Using the golden response, we asked GPT-4 O-mini to extract unique facts in list form. Two types of prompts were employed for this extraction: IO prompt and COT prompt.

Scoring Methodology

We employed a Weighted Sum of Log Probabilities approach for scoring, where:

  • A set of predefined scores, S = {s1, s2, ..., sn}, are calculated based on the probability of each score predicted by the LLM.

  • The final score is computed as a weighted sum:

    text{Score} = 0 \times p(0) + 1 \times p(1)

Fact Scoring Against Contexts

Each extracted fact was checked to determine if it was fully discussed in a specific context. This check was performed using GPT-4 O-mini, and the score was assigned as either 0 (fact not present) or 1 (fact present). The average score for each context was then calculated by summing the individual scores and dividing by the total number of facts.

Unique Data Points

We processed seven unique contexts (four golden and three noisy), resulting in multiple evaluations of the retrieved content, with (number of facts * number of unique contexts + 1) total calls to GPT-4.

Creating Additional Data Points

Using combinations of the seven unique contexts, we generated 120 additional data points. The combinations started with two contexts and gradually included more until reaching seven unique contexts in each set.

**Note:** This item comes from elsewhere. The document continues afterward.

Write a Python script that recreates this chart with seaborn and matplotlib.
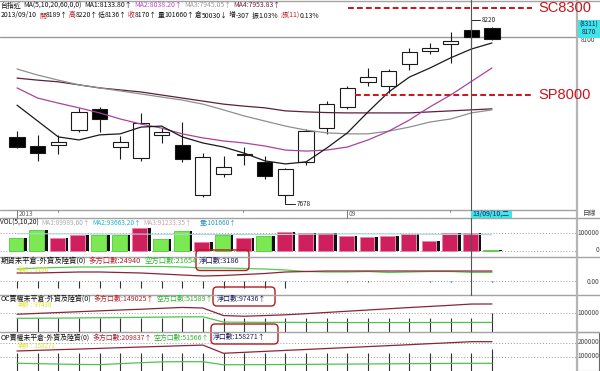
import numpy as np
import matplotlib
matplotlib.use("Agg")
import matplotlib.pyplot as plt
import seaborn as sns
from matplotlib.patches import FancyBboxPatch, Rectangle

# ---------------- data ----------------
candle_idx = list(range(24))
opens  = [7874, 7847, 7850, 7894, 7957, 7844, 7812, 7880, 7850, 7702, 7764, 7820,
          7800, 7702, 7800, 7900, 7963, 8037, 8025, 8090, 8128, 8149, 8189, 8196]
highs  = [7891, 7880, 7880, 7960, 7962, 7877, 7945, 7900, 7918, 7826, 7817, 7844,
          7817, 7782, 7897, 7980, 8025, 8078, 8075, 8137, 8152, 8184, 8220, 8198]
lows   = [7841, 7803, 7823, 7888, 7888, 7809, 7803, 7856, 7800, 7696, 7755, 7791,
          7749, 7678, 7791, 7883, 7957, 8025, 8004, 8072, 8119, 8093, 8136, 8160]
closes = [7844, 7826, 7859, 7948, 7927, 7859, 7915, 7888, 7809, 7815, 7785, 7823,
          7758, 7779, 7891, 7971, 8019, 8051, 8069, 8125, 8137, 8159, 8170, 8164]
prev_close_before_first = 7880

ma5  = [7968, 7921, 7874, 7865, 7880, 7883, 7903, 7906, 7874, 7856, 7844, 7826,
        7803, 7794, 7800, 7841, 7886, 7948, 8007, 8051, 8078, 8108, 8134, 8152]
ma10 = [8019, 7989, 7974, 7960, 7945, 7927, 7912, 7900, 7883, 7871, 7862, 7856,
        7847, 7835, 7832, 7835, 7844, 7865, 7891, 7924, 7963, 7998, 8038, 8078]
ma20 = [8075, 8057, 8042, 8028, 8019, 8010, 8001, 7992, 7983, 7971, 7954, 7936,
        7921, 7906, 7894, 7886, 7883, 7883, 7891, 7903, 7918, 7927, 7945, 7954]
ma60 = [8048, 8042, 8037, 8028, 8019, 8013, 8007, 7998, 7989, 7980, 7971, 7965,
        7960, 7951, 7948, 7946, 7945, 7945, 7945, 7945, 7948, 7951, 7954, 7957]

volume = [72000, 117000, 72000, 89000, 89000, 89000, 128000, 67000, 111000, 50000, 89000, 72000,
          83000, 105000, 100000, 100000, 83000, 78000, 83000, 94000, 56000, 100000, 101660, 3000]
vol_ma = [96000, 96000, 95000, 95000, 94000, 94000, 94000, 93000, 93000, 92000, 92000, 92000,
          92000, 92000, 93000, 94000, 95000, 95000, 95000, 94000, 93000, 92000, 93663, 90000]

fut_long  = [20000, 20000, 21250, 22500, 22500, 21250, 20000, 17500, 15000, 12500, 13750, 16250,
             18750, 22500, 23750, 25000, 25000, 25000, 25000, 25000, 25000, 25000, 24940, 24940]
fut_short = [30000, 32500, 33750, 35000, 35000, 36250, 36250, 36250, 35000, 32500, 32500, 31250,
             30000, 27500, 23750, 22500, 22500, 23750, 21250, 22500, 23750, 23750, 21654, 21654]
fut_tick  = [-17500, -17500, -17500, -17500, -17500, -17500, -17500, -17500, -17500, -17500, -17500, -17500,
             -17500, -17500, 0, 0, -1500, -1500, 0, 0, -1500, -1500, 0, -1500]

oc_long  = [95000, 99500, 104000, 108500, 113000, 117500, 121500, 126500, 131000, 128000, 88000, 84500,
            88000, 92000, 98000, 104500, 111000, 117500, 124000, 130500, 136500, 142500, 149025, 149400]
oc_short = [73500, 74000, 74500, 75500, 76500, 77500, 78500, 80000, 81000, 81500, 53500, 52500,
            52000, 52000, 51500, 51500, 51000, 51000, 51000, 51000, 51500, 51500, 51589, 51600]
oc_tick  = [75000, 75000, 75000, 75000, 75000, 75000, 75000, 75000, 75000, 75000, 75000, 75000,
            75000, 75000, 75000, 75000, 75000, 75000, 75000, 75000, 75000, 75000, 75000, 101600]

op_long  = [141700, 146500, 151500, 156000, 161000, 166000, 171000, 175500, 180500, 185000, 125000, 132000,
            139000, 146000, 153000, 160000, 167000, 174000, 181000, 188000, 195500, 202500, 209837, 210000]
op_short = [52000, 49000, 46000, 43500, 42000, 49000, 56000, 62000, 63500, 63500, 41000, 41500,
            42000, 43000, 44000, 45000, 46000, 47000, 48000, 49000, 50000, 51000, 51566, 51600]
op_tick  = [127000, 127000, 127000, 127000, 127000, 127000, 127000, 127000, 127000, 127000, 127000, 127000,
            127000, 127000, 127000, 127000, 127000, 127000, 127000, 127000, 127000, 127000, 127000, 156000]

# ---------------- setup ----------------
W, H = 600, 371
sns.set_style("white")
plt.rcParams['font.family'] = ['Noto Sans CJK TC', 'DejaVu Sans']
plt.rcParams['axes.unicode_minus'] = False

fig = plt.figure(figsize=(W / 100, H / 100), dpi=100)
fig.patch.set_facecolor('white')

X0_PX, STEP_PX, RIGHT_PX = 17.0, 20.65, 576.0
XL = -X0_PX / STEP_PX
XR = (RIGHT_PX - X0_PX) / STEP_PX
idx = np.array(candle_idx)


def panel(y0, y1):
    ax = fig.add_axes([0, 1 - y1 / H, RIGHT_PX / W, (y1 - y0) / H])
    ax.set_axis_off()
    return ax


def limits(ax, ylo, yhi):
    ax.set_xlim(XL, XR)
    ax.set_ylim(ylo, yhi)


def line(ax, ys, color, lw=0.9, z=4):
    sns.lineplot(x=idx, y=ys, ax=ax, color=color, lw=lw, zorder=z, legend=False,
                 sort=False, estimator=None)


# ---------------- main price chart ----------------
ax = panel(0, 210)
ax.axhline(8170, color='#9a9a9a', lw=1.0, zorder=1)
ax.vlines(idx, lows, highs, color='#1a1a1a', lw=0.8, zorder=2)
o = np.array(opens); c = np.array(closes)
bottom = np.minimum(o, c)
height = np.maximum(np.abs(c - o), 1.5)
fills = ['white' if cc >= oo else 'black' for oo, cc in zip(opens, closes)]
ax.bar(idx, height, bottom=bottom, width=0.74, color=fills, edgecolor='#1a1a1a',
       lw=0.8, zorder=3)
line(ax, ma60, '#5c1f3c')
line(ax, ma20, '#8f8f8f')
line(ax, ma10, '#a8449f')
line(ax, ma5, '#1a1a1a')
# high / low markers
i_hi = int(np.argmax(highs)); i_lo = int(np.argmin(lows))
ax.plot([i_hi, i_hi + 0.42], [highs[i_hi]] * 2, color='#222', lw=0.7, zorder=5)
ax.text(i_hi + 0.5, highs[i_hi], f"{highs[i_hi]}", fontsize=4.6, va='center', ha='left',
        color='#222', zorder=6)
ax.plot([i_lo, i_lo, i_lo + 0.47], [lows[i_lo], lows[i_lo] - 3, lows[i_lo] - 3], color='#222',
        lw=0.7, zorder=5)
ax.text(i_lo + 0.55, lows[i_lo] - 2, f"{lows[i_lo]}", fontsize=4.6, va='center', ha='left',
        color='#222', zorder=6)
limits(ax, 7657.6, 8279.2)

# ---------------- volume ----------------
axv = panel(218, 257)
axv.axhline(100000, color='#999', lw=0.7, ls=(0, (1, 2)), zorder=1)
axv.axhline(0, color='#999', lw=0.7, ls=(0, (1, 2)), zorder=1)
prev = [prev_close_before_first] + closes[:-1]
up = [cc >= pp for cc, pp in zip(closes, prev)]
vcol = ['#cf1f5c' if u else '#7bea52' for u in up]
vedge = ['#e884a6' if u else '#58c63e' for u in up]
axv.bar(idx - 0.05, volume, width=0.72, color=vcol, edgecolor=vedge, lw=0.6, zorder=2)
axv.bar(idx + 0.42, volume, width=0.12, color='#111', lw=0, zorder=2)
line(axv, vol_ma, '#a9d9dc', lw=0.8, z=3)
limits(axv, -33333, 183333)

# ---------------- futures OI ----------------
ax3 = panel(257, 295)
ax3.axhline(0, color='#999', lw=0.7, ls=(0, (1, 2)), zorder=1)
ax3.vlines(idx, np.array(fut_tick), 0, color='#333', lw=0.8, zorder=2)
line(ax3, fut_short, '#52cc52', lw=0.9)
line(ax3, fut_long, '#8b2434', lw=0.9)
limits(ax3, -35000, 60000)

# ---------------- call OI ----------------
ax4 = panel(295, 332)
ax4.axhline(100000, color='#999', lw=0.7, ls=(0, (1, 2)), zorder=1)
ax4.vlines(idx, 0, oc_tick, color='#333', lw=0.8, zorder=2)
line(ax4, oc_short, '#4cc44c', lw=0.9)
line(ax4, oc_long, '#8b2434', lw=0.9)
limits(ax4, 900, 196990)

# ---------------- put OI ----------------
ax5 = panel(332, 371)
ax5.axhline(200000, color='#999', lw=0.7, ls=(0, (1, 2)), zorder=1)
ax5.axhline(100000, color='#999', lw=0.7, ls=(0, (1, 2)), zorder=1)
ax5.vlines(idx, -4700, op_tick, color='#333', lw=0.8, zorder=2)
line(ax5, op_short, '#4cc44c', lw=0.9)
line(ax5, op_long, '#8b2434', lw=0.9)
limits(ax5, -4700, 280850)

# ---------------- overlay in pixel coordinates ----------------
ov = fig.add_axes([0, 0, 1, 1])
ov.set_xlim(0, W); ov.set_ylim(H, 0)
ov.set_axis_off(); ov.set_zorder(10)

G = '#a3a3a3'
for yy, x1 in [(0.5, 600), (210, 576), (218, 600), (257, 600), (295, 600), (332, 600)]:
    ov.plot([0, x1], [yy, yy], color=G, lw=1.0)
ov.plot([576.5, 576.5], [0, 371], color='#b5b5b5', lw=1.6)
ov.add_patch(Rectangle((576.5, 332), 22.5, 38.5, fill=False, ec='#666', lw=0.8))
# cursor
cursor_x = X0_PX + STEP_PX * 22
ov.plot([cursor_x, cursor_x], [0, 295], color='#555', lw=0.8)

renderer = fig.canvas.get_renderer()


def text_row(y, parts, x0, x1, size=5.0):
    def draw(sz):
        arts, x = [], x0
        for s, col, g in parts:
            t = ov.text(x, y, s, color=col, fontsize=sz, ha='left', va='center', clip_on=False)
            x += t.get_window_extent(renderer=renderer).width + g * sz * 100 / 72
            arts.append(t)
        return arts, x - x0
    arts, w = draw(size)
    for a in arts:
        a.remove()
    draw(size * (x1 - x0) / w)


K = '#111111'; R = '#b3202a'; GR = '#2fb52f'; NV = '#1c1c5c'
text_row(5.5, [("台指近", K, .35), ("MA(5,10,20,60,0,0)", K, .35), ("MA1:8133.80↑", K, .35),
               ("MA2:8038.20↑", '#c048b8', .3), ("MA3:7945.05↑", '#9a9a9a', .3),
               ("MA4:7953.83↑", '#6b1f3f', 0)], 0.5, 280)
text_row(15.5, [("2013/09/10", K, .35), ("開", R, 0), ("8189↑", K, .1), ("高", R, 0), ("8220↑", K, .1),
                ("低", K, 0), ("8136↑", K, .1), ("收", R, 0), ("8170↑", K, .1), ("量", K, 0),
                ("101660↑", K, .1), ("倉", K, 0), ("50030↓", K, .1), ("增", K, 0), ("-307", K, .35),
                ("振", K, 0), ("1.03%", K, .35), ("漲(11)", R, 0), ("0.13%", K, 0)], 0.5, 318)
text_row(222.5, [("VOL(5,10,20)", K, .4), ("MA1:89989.60↑", '#ababab', .4),
                 ("MA2:93663.20↑", '#1fb5c6', .3), ("MA3:91233.35↑", '#c9a2b4', 1.2),
                 ("量:101660↑", '#2a96be', 0)], 0.5, 235)
text_row(260.5, [("期貨未平倉-外資及陸資(0)", K, .4), ("多方口數:24940", R, .4),
                 ("空方口數:21654", GR, .4), ("淨口數:3186", NV, 0)], 0.5, 241)
text_row(298.5, [("OC買權未平倉-外資及陸資(0)", K, .4), ("多方口數:149025↑", R, .3),
                 ("空方口數:51589↑", GR, .6), ("淨口數:97436↑", NV, 0)], 0.5, 268)
text_row(337.5, [("OP賣權未平倉-外資及陸資(0)", K, .4), ("多方口數:209837↑", R, .3),
                 ("空方口數:51566↑", GR, .5), ("淨口數:158271↑", NV, 0)], 0.5, 268)

Y = '#e2e22a'
ov.text(17, 270, "淨額：3186", color=Y, fontsize=4.4, va='center', ha='left')
ov.text(17, 305, "淨額：97436", color=Y, fontsize=4.4, va='center', ha='left')
ov.text(17, 346, "淨額：158271", color=Y, fontsize=4.4, va='center', ha='left')

# rounded highlight boxes
for (bx0, by0, bx1, by1) in [(196, 250, 249, 270.5), (213, 287, 275, 306), (211, 324, 278, 344)]:
    ov.add_patch(FancyBboxPatch((bx0 + 4, by0 + 4), bx1 - bx0 - 8, by1 - by0 - 8,
                                boxstyle="round,pad=4", fc='none', ec='#b01c22', lw=1.0))

# right-side labels
RL = '#444444'
for yy, s in [(233, "100000"), (250, "0"), (282, "0.00"), (313, "100000"), (342.5, "200000"),
              (356.5, "100000")]:
    ov.text(599, yy, s, color=RL, fontsize=4.6, ha='right', va='center')
ov.text(588, 40.5, "8100", color=RL, fontsize=4.6, ha='center', va='center', zorder=1)
ov.add_patch(Rectangle((577.5, 20), 22.5, 17.5, fc='#3fe6e6', ec='none', zorder=2))
ov.text(588.5, 24.5, "(8311)", color=NV, fontsize=4.6, ha='center', va='center', zorder=3)
ov.text(588.5, 32.5, "8170", color=NV, fontsize=4.6, ha='center', va='center', zorder=3)
ov.text(590, 213.5, "日線", color=RL, fontsize=4.8, ha='center', va='center')

# date row
ov.plot([17, 17], [210, 218], color='#777', lw=0.7)
ov.text(18.5, 214, "2013", color='#666', fontsize=4.8, ha='left', va='center')
ov.plot([347, 347], [210, 218], color='#777', lw=0.7)
ov.text(349, 214, "09", color='#666', fontsize=4.8, ha='left', va='center')
for tx in [58, 243, 450]:
    ov.plot([tx, tx], [210, 212], color='#777', lw=0.6)
ov.add_patch(Rectangle((cursor_x, 210.5), 41, 7, fc='#3fe6e6', ec='none', zorder=2))
ov.text(cursor_x + 1, 214, "13/09/10,二", color=NV, fontsize=4.9, ha='left', va='center', zorder=3)

# hand annotations
DR = '#c8141c'
ov.plot([348, 532], [7.5, 7.5], color=DR, lw=1.4, ls=(0, (3, 1.6)))
ov.plot([355, 533], [94.5, 94.5], color=DR, lw=1.4, ls=(0, (3, 1.6)))
ov.text(538, 8.5, "SC8300", color=DR, fontsize=10.5, family='Liberation Sans',
        ha='left', va='center')
ov.text(538, 95, "SP8000", color=DR, fontsize=10.5, family='Liberation Sans',
        ha='left', va='center')

fig.savefig("out.png", dpi=100, facecolor='white')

For each combination, we calculated the combined fact score by applying the logical OR operation between the fact scores of each context in the set. The average score for each combination was calculated by summing the combined scores and dividing by the total number of facts.

Example

Fact Scores Against Two Contexts

  • Context 1 Fact Scores:

    • The shift from desktop to web-based applications significantly impacted startups, developers, and users: 0
    • Web-based applications introduced a more efficient, convenient, and scalable model for software development and usage: 0
    • For startups, the transition to web-based applications allowed for the creation and launch of products with fewer resources: 0
    • (Additional facts omitted for brevity)
  • Context 2 Fact Scores:

    • The shift from desktop to web-based applications significantly impacted startups, developers, and users: 1
    • Web-based applications introduced a more efficient, convenient, and scalable model for software development and usage: 1
    • For startups, the transition to web-based applications allowed for the creation and launch of products with fewer resources: 1
    • (Additional facts omitted for brevity)

Combined Fact Score Calculation

After applying the OR function between the fact scores of the two contexts, we obtained the following combined scores. The average combined score for this set was calculated as 0.7857.

Example of Combined Scores:

  • The shift from desktop to web-based applications significantly impacted startups, developers, and users: 1
  • Web-based applications introduced a more efficient, convenient, and scalable model for software development and usage: 1
  • (Other facts omitted for brevity)

The final result provided an average score, indicating the percentage of the golden response covered by the combined set of contexts.

Conclusion

This retrieval accuracy evaluation framework provides a comprehensive method to assess the retrieval performance, offering both discrete and continuous scoring systems. By using a combination of golden and noisy chunks, generating multiple contexts, and applying fact extraction and scoring, the process ensures robust and precise evaluation of the AI system's ability to retrieve relevant content.